═════ PROVIDED DATA
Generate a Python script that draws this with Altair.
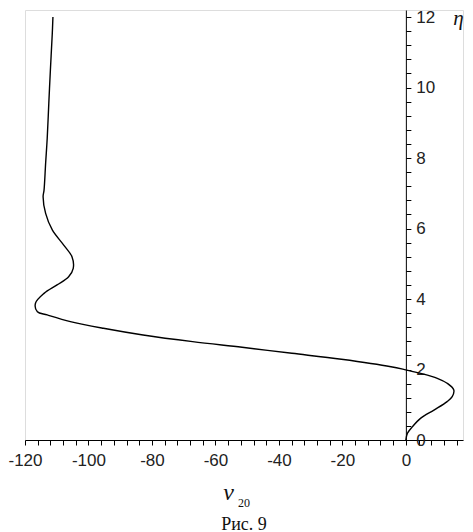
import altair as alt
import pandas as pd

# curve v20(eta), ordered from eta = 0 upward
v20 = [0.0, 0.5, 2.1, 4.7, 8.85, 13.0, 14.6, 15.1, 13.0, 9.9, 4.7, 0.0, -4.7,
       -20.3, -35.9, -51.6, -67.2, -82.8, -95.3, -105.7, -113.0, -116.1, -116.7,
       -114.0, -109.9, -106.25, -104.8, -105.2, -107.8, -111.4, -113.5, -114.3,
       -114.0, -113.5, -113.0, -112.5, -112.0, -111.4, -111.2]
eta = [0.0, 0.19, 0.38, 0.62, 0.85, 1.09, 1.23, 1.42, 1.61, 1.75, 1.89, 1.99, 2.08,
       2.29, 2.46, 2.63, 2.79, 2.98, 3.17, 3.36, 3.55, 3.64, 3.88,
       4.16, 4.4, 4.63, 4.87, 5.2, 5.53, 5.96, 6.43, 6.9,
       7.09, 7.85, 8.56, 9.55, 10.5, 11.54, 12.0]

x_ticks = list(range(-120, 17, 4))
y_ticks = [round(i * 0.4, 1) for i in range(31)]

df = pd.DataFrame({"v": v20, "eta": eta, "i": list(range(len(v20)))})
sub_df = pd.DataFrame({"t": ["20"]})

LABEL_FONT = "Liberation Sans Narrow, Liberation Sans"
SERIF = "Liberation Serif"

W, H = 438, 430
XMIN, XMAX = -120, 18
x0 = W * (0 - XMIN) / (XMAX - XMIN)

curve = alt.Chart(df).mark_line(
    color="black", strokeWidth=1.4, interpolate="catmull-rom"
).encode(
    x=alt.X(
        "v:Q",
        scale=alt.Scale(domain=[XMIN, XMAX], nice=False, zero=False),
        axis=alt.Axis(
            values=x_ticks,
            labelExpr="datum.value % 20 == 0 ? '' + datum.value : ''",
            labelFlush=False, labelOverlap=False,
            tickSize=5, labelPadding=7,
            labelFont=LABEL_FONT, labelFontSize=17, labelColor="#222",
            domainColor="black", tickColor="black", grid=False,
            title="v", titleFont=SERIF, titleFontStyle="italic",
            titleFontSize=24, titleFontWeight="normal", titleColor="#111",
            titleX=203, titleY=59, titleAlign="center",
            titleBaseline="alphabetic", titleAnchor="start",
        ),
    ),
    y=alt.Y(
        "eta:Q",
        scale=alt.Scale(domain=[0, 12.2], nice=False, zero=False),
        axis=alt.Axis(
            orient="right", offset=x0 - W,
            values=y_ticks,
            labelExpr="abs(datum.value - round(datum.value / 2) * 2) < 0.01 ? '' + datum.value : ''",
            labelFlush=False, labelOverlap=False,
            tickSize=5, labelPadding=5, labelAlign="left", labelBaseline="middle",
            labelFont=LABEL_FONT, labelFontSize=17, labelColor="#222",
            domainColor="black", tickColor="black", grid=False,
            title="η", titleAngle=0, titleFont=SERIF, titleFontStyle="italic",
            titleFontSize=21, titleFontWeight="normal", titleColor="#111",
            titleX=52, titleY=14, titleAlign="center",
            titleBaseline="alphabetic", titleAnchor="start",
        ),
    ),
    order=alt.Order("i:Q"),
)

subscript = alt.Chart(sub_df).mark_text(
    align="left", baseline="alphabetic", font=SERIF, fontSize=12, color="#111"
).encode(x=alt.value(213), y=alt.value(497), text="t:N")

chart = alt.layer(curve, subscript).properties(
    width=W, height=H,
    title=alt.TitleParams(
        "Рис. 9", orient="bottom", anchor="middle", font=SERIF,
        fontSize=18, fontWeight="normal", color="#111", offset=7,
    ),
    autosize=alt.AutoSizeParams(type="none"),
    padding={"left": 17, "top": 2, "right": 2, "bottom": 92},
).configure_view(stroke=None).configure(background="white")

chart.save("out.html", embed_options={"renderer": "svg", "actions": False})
══════════
Give again, word for word, every line from the top of the data through the line with "import pandas as pd", both ends included, and exclude the pictures.

WRITTEN REPLY:
Generate a Python script that draws this with Altair.
import altair as alt
import pandas as pd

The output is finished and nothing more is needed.